Founded in 2012 by Taber MacCallum and Jane Poynter of Biosphere 2 fame, World View was originally conceived as a platform for human journeys to the upper stratosphere. Given that only a handful of people have piloted stratospheric balloons and lived to tell the tale, it was an ambitious goal-but the company had the technical chops to back it up. In 2014, MacCallum and Poynter worked together on a mission to send Google executive Alan Eustace on a record-breaking space-diving journey to 136,000 feet suspended beneath a stratospheric balloon.

But it wasn't at all clear there was enough demand for ferrying humans to the upper stratosphere, so in February, World View tapped Ryan Hartman, the former president and CEO of the drone company Insitu, to retool the company as a data services platform. The idea is to use long-lasting stratospheric balloons to collect high-resolution images of Earth and sell this data to the government and private companies.

Given his background in drones, Hartman is intimately familiar with the concept of Earth surveillance as a service. He says World View aims to fill a niche that can't be met by more conventional technologies like drones and satellites, which involve compromises in the quality of images, the area these images cover, and the frequency with which images are collected. Stratospheric balloons promise cheap access to incredibly high-resolution images that can be collected anywhere on Earth.

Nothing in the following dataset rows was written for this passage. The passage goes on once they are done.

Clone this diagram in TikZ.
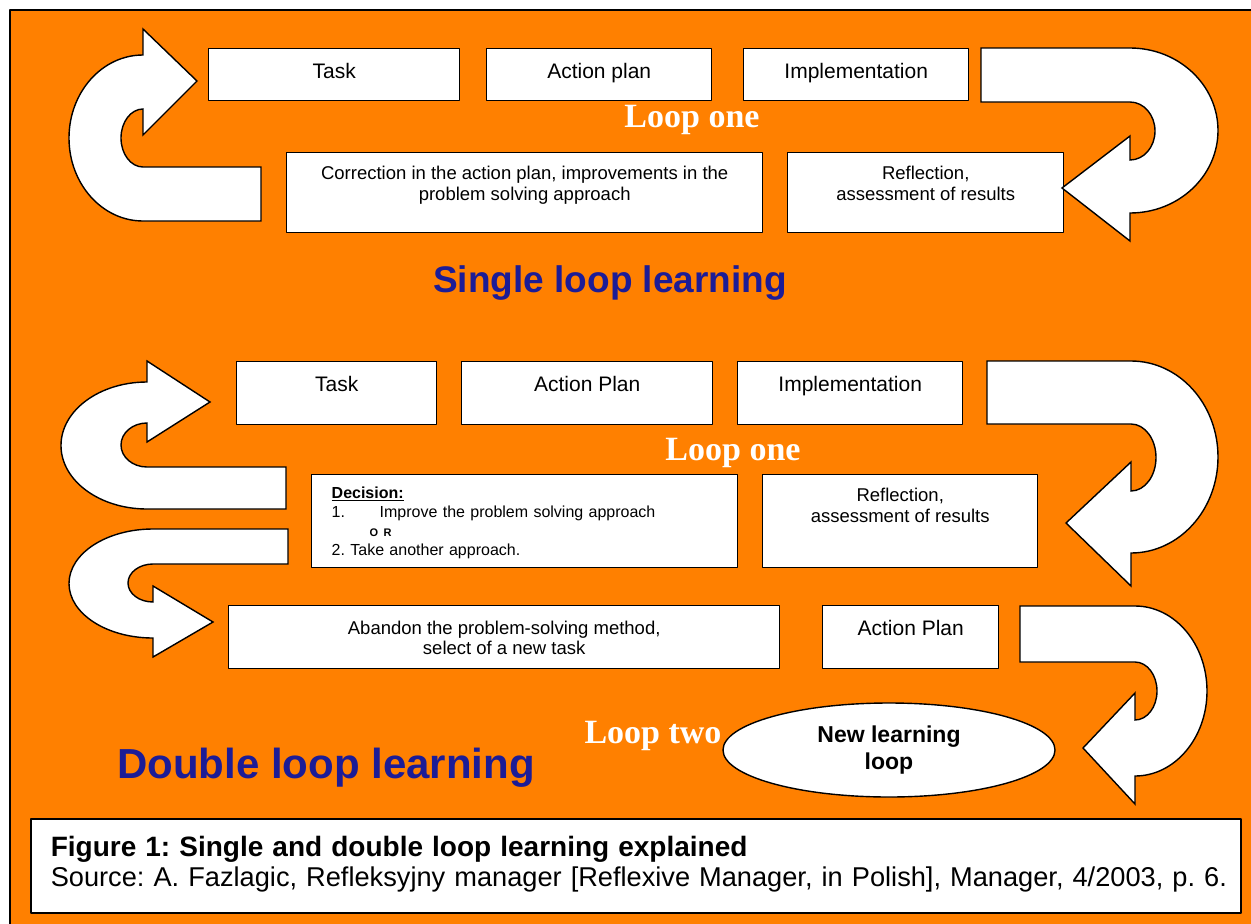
\documentclass[tikz,border=0pt]{standalone}
\usepackage{fontspec}
\setmainfont{Liberation Sans}
\newfontfamily\timesfont{Liberation Serif}
\usepackage{tikz}
\usetikzlibrary{shapes,arrows}
\definecolor{LoopOrange}{RGB}{255,128,0}
\definecolor{LoopBlue}{RGB}{28,28,150}
\frenchspacing

\begin{document}
\begin{tikzpicture}[line cap=round,line join=round,x=1pt,y=-1pt,
  box/.style={draw=black,line width=1.4pt,fill=white,inner sep=0pt,anchor=north west,align=center},
  uturn/.style={draw=black,line width=1.4pt,fill=white,line join=miter},
  looptext/.style={color=white,anchor=base,font=\timesfont\bfseries\fontsize{34}{38}\selectfont},
  headline/.style={color=LoopBlue,anchor=base}]
\useasboundingbox (0,0) rectangle (1251,924);
\fill[white] (0,0) rectangle (1251,924);
\fill[LoopOrange] (10,10) rectangle (1251,924);
\draw[line width=1.6pt] (10,924) -- (10,10) -- (1251,10);

%% single loop
\draw (208,48) node[box,minimum width=251pt,minimum height=52pt,text height=30pt,text depth=22pt,font=\fontsize{21}{25}\selectfont] (task) {Task};
\draw (486,48) node[box,minimum width=225pt,minimum height=52pt,text height=30pt,text depth=22pt,font=\fontsize{21}{25}\selectfont] (plan) {Action plan};
\draw (743,48) node[box,minimum width=225pt,minimum height=52pt,text height=30pt,text depth=22pt,font=\fontsize{21}{25}\selectfont] (impl) {Implementation};
\draw (286,152) node[box,minimum width=476pt,minimum height=80pt,text height=48pt,text depth=32pt,font=\fontsize{18.5}{21}\selectfont] (corr) {Correction in the action plan, improvements in the\\problem solving approach};
\draw (787,152) node[box,minimum width=276pt,minimum height=80pt,text height=48pt,text depth=32pt,font=\fontsize{18.5}{21}\selectfont] (refl) {Reflection,\\assessment of results};

\draw[uturn] (261,167) -- (143,167) arc[start angle=90,end angle=270,x radius=22,y radius=29]
  -- (143,135) -- (197,81) -- (143,29) -- (143,55)
  arc[start angle=270,end angle=90,x radius=74,y radius=83] -- (261,221) -- cycle;
\draw[uturn] (981,48) -- (1130,48) arc[start angle=-90,end angle=90,x radius=88,y radius=82.5]
  -- (1130,241) -- (1062,188) -- (1130,136) -- (1130,160)
  arc[start angle=90,end angle=-90,x radius=25,y radius=29] -- (981,102) -- cycle;

\draw (692,127) node[looptext] (loopa) {Loop one};
\draw (610,292) node[headline,font=\bfseries\fontsize{37}{42}\selectfont] (single) {Single loop learning};

%% double loop
\draw (236,361) node[box,minimum width=200pt,minimum height=63pt,text height=30pt,text depth=33pt,font=\fontsize{21}{25}\selectfont] (taskb) {Task};
\draw (461,361) node[box,minimum width=251pt,minimum height=63pt,text height=30pt,text depth=33pt,font=\fontsize{21}{25}\selectfont] (planb) {Action Plan};
\draw (737,361) node[box,minimum width=225pt,minimum height=63pt,text height=30pt,text depth=33pt,font=\fontsize{21}{25}\selectfont] (implb) {Implementation};
\draw (311,474) node[box,minimum width=426pt,minimum height=93pt,inner xsep=20pt,text width=386pt,align=left,text height=24pt,text depth=69pt,font=\fontsize{16}{19}\selectfont] (decision) {\underline{\bfseries Decision:}\\
  \makebox[48pt][l]{1.}Improve the problem solving approach\\
  \hspace*{38pt}{\bfseries\fontsize{11}{13}\selectfont O R}\\
  2. Take another approach.};
\draw (762,474) node[box,minimum width=275pt,minimum height=93pt,text height=48pt,text depth=45pt,font=\fontsize{18.5}{21}\selectfont] (reflb) {Reflection,\\assessment of results};
\draw (228,605) node[box,minimum width=551pt,minimum height=63pt,text height=49pt,text depth=14pt,font=\fontsize{18.5}{20}\selectfont] (abandon) {Abandon the problem-solving method,\\select of a new task};
\draw (822,605) node[box,minimum width=176pt,minimum height=63pt,text height=30pt,text depth=33pt,font=\fontsize{21}{25}\selectfont] (planc) {Action Plan};
\draw (889,750) node[ellipse,draw=black,line width=1.4pt,fill=white,minimum width=332pt,minimum height=94pt,inner sep=0pt,align=center,font=\bfseries\fontsize{23}{27}\selectfont] (newloop) {New learning\\loop};

\draw[uturn] (286,467) -- (147,467) arc[start angle=90,end angle=270,x radius=26,y radius=22]
  -- (147,442) -- (210,402) -- (147,361) -- (147,382)
  arc[start angle=270,end angle=90,x radius=86,y radius=63.5] -- (286,509) -- cycle;
\draw[uturn] (288,529) -- (153,529) arc[start angle=270,end angle=90,x radius=84,y radius=54.5]
  -- (153,657) -- (213,622) -- (153,586) -- (153,602)
  arc[start angle=90,end angle=270,x radius=25,y radius=19] -- (288,564) -- cycle;
\draw[uturn] (987,361) -- (1131,361) arc[start angle=-90,end angle=90,x radius=87,y radius=96]
  -- (1131,586) -- (1066,523) -- (1131,462) -- (1131,491)
  arc[start angle=90,end angle=-90,x radius=25,y radius=33.5] -- (987,424) -- cycle;
\draw[uturn] (1020,606) -- (1135,606) arc[start angle=-90,end angle=90,x radius=72,y radius=85]
  -- (1135,804) -- (1083,748) -- (1135,693) -- (1135,720)
  arc[start angle=90,end angle=-90,x radius=22,y radius=29] -- (1020,662) -- cycle;

\draw (733,460) node[looptext] (loopb) {Loop one};
\draw (653,743) node[looptext] (loopc) {Loop two};
\draw (326,778) node[headline,font=\bfseries\fontsize{42}{48}\selectfont] (double) {Double loop learning};

%% caption
\draw (30,818) node[box,minimum width=1210pt,minimum height=94pt,inner xsep=0pt,text width=1210pt,align=left,text height=38pt,text depth=56pt,line width=1.6pt,font=\fontsize{27.2}{30}\selectfont] (caption) {\hspace*{20pt}{\bfseries\fontsize{28}{30}\selectfont Figure 1: Single and double loop learning explained}\\
  \hspace*{20pt}Source: A. Fazlagic, Refleksyjny manager [Reflexive Manager, in Polish], Manager, 4/2003, p. 6.};
\end{tikzpicture}
\end{document}
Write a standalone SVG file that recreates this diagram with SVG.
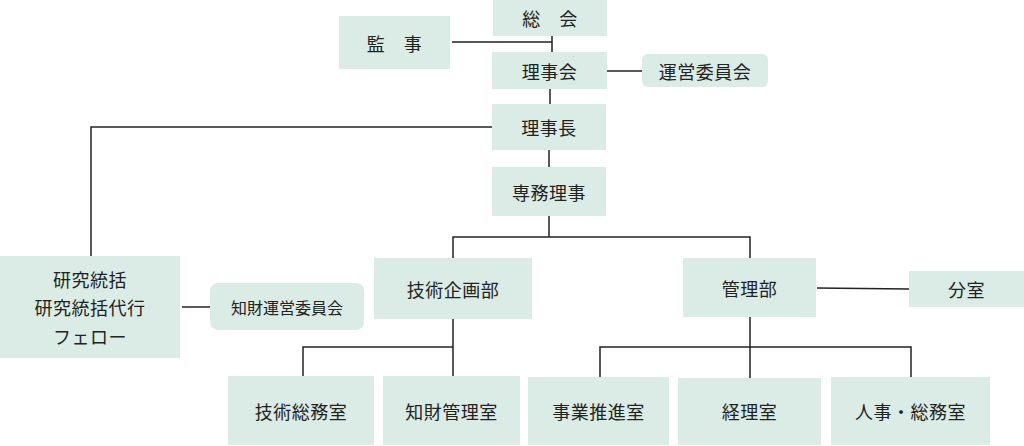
<svg xmlns="http://www.w3.org/2000/svg" width="1024" height="446" viewBox="0 0 1024 446">
<style>
.box{fill:#dbece6}
.t{font-family:"Noto Sans CJK JP","Noto Sans",sans-serif;font-size:18px;fill:#222;text-anchor:middle;dominant-baseline:central;letter-spacing:0.5px}
.s{font-size:16px;letter-spacing:0}
.c{fill:none;stroke:#222;stroke-width:1.5}
</style>
<rect width="1024" height="446" fill="#fff"/>
<g id="connectors">
<path class="c" d="M452 42H552M552 36V52"/>
<path class="c" d="M607 71H642"/>
<path class="c" d="M550 89V104"/>
<path class="c" d="M492 127H91V256"/>
<path class="c" d="M549 150V167"/>
<path class="c" d="M549 216V237M453 258V237H750V258"/>
<path class="c" d="M182 307H210"/>
<path class="c" d="M453 319V376M303 376V347H453"/>
<path class="c" d="M817 288L909 289"/>
<path class="c" d="M750 317V378M600 377V347H911V377"/>
</g>
<g id="n-soukai"><rect class="box" x="493" y="0" width="114" height="36"/><text class="t" x="550" y="18">総　会</text></g>
<g id="n-kanji"><rect class="box" x="339" y="16" width="111" height="53"/><text class="t" x="394.5" y="42.5">監　事</text></g>
<g id="n-rijikai"><rect class="box" x="492" y="52" width="115" height="37"/><text class="t" x="549.5" y="70.5">理事会</text></g>
<g id="n-unei"><rect class="box" x="642" y="54" width="126" height="33" rx="6"/><text class="t" x="705" y="70.5">運営委員会</text></g>
<g id="n-rijicho"><rect class="box" x="492" y="104" width="114" height="46"/><text class="t" x="549" y="127">理事長</text></g>
<g id="n-senmu"><rect class="box" x="492" y="167" width="114" height="49"/><text class="t" x="549" y="191.5">専務理事</text></g>
<g id="n-kenkyu"><rect class="box" x="0" y="256" width="180" height="102"/><text class="t" x="90" y="279">研究統括</text><text class="t" x="90" y="307">研究統括代行</text><text class="t" x="90" y="336">フェロー</text></g>
<g id="n-chizaiunei"><rect class="box" x="210" y="283" width="154" height="47" rx="8"/><text class="t s" x="287" y="306.5">知財運営委員会</text></g>
<g id="n-gijutsukikaku"><rect class="box" x="374" y="258" width="158" height="61"/><text class="t" x="453" y="288.5">技術企画部</text></g>
<g id="n-kanri"><rect class="box" x="683" y="258" width="133" height="59"/><text class="t" x="749.5" y="287.5">管理部</text></g>
<g id="n-bunshitsu"><rect class="box" x="909" y="271" width="115" height="36"/><text class="t" x="966.5" y="289">分室</text></g>
<g id="n-gijutsusoumu"><rect class="box" x="228" y="376" width="146" height="69"/><text class="t" x="301" y="410.5">技術総務室</text></g>
<g id="n-chizaikanri"><rect class="box" x="383" y="376" width="137" height="69"/><text class="t" x="451.5" y="410.5">知財管理室</text></g>
<g id="n-jigyou"><rect class="box" x="528" y="377" width="141" height="68"/><text class="t" x="598.5" y="411">事業推進室</text></g>
<g id="n-keiri"><rect class="box" x="678" y="378" width="143" height="67"/><text class="t" x="749.5" y="411">経理室</text></g>
<g id="n-jinji"><rect class="box" x="831" y="377" width="159" height="68"/><text class="t" x="910.5" y="411">人事・総務室</text></g>
</svg>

Using off-the-shelf imaging hardware, World View can take photos with 15-centimeter resolution from 75,000 feet, and its custom-made cameras will soon be capable of 5 centimeters.

According to Hartman, World View's system is sensitive enough to tell whether a person on the ground is "holding a shovel or a gun." Unsurprisingly, perhaps, World View has attracted the interest of the US Department of Defense, which Hartman says will be one of the company's first customers when it starts selling its data next year. He says the company has also received a lot of attention from the energy sector, which is interested in using the image data to monitor its oil and gas wells, transmission lines, and other critical assets.